--- Begin Data block ---

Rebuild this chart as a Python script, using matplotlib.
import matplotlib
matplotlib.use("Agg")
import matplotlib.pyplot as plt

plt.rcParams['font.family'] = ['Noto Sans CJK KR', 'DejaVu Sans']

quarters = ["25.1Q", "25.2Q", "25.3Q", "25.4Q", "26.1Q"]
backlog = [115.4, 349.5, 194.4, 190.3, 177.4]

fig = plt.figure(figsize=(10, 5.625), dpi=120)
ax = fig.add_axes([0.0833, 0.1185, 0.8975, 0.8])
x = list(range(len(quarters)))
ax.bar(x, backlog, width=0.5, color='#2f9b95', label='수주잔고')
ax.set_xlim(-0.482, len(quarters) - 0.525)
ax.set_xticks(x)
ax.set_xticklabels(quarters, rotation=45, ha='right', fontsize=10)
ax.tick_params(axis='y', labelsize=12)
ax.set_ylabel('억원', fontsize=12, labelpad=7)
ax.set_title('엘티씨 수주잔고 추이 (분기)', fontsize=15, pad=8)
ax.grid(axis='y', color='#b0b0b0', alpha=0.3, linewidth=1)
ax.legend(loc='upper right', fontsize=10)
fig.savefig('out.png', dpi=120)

--- End Data block ---

Objective: Take the material above and return all of it exactly.

Final result:
Rebuild this chart as a Python script, using matplotlib.
import matplotlib
matplotlib.use("Agg")
import matplotlib.pyplot as plt

plt.rcParams['font.family'] = ['Noto Sans CJK KR', 'DejaVu Sans']

quarters = ["25.1Q", "25.2Q", "25.3Q", "25.4Q", "26.1Q"]
backlog = [115.4, 349.5, 194.4, 190.3, 177.4]

fig = plt.figure(figsize=(10, 5.625), dpi=120)
ax = fig.add_axes([0.0833, 0.1185, 0.8975, 0.8])
x = list(range(len(quarters)))
ax.bar(x, backlog, width=0.5, color='#2f9b95', label='수주잔고')
ax.set_xlim(-0.482, len(quarters) - 0.525)
ax.set_xticks(x)
ax.set_xticklabels(quarters, rotation=45, ha='right', fontsize=10)
ax.tick_params(axis='y', labelsize=12)
ax.set_ylabel('억원', fontsize=12, labelpad=7)
ax.set_title('엘티씨 수주잔고 추이 (분기)', fontsize=15, pad=8)
ax.grid(axis='y', color='#b0b0b0', alpha=0.3, linewidth=1)
ax.legend(loc='upper right', fontsize=10)
fig.savefig('out.png', dpi=120)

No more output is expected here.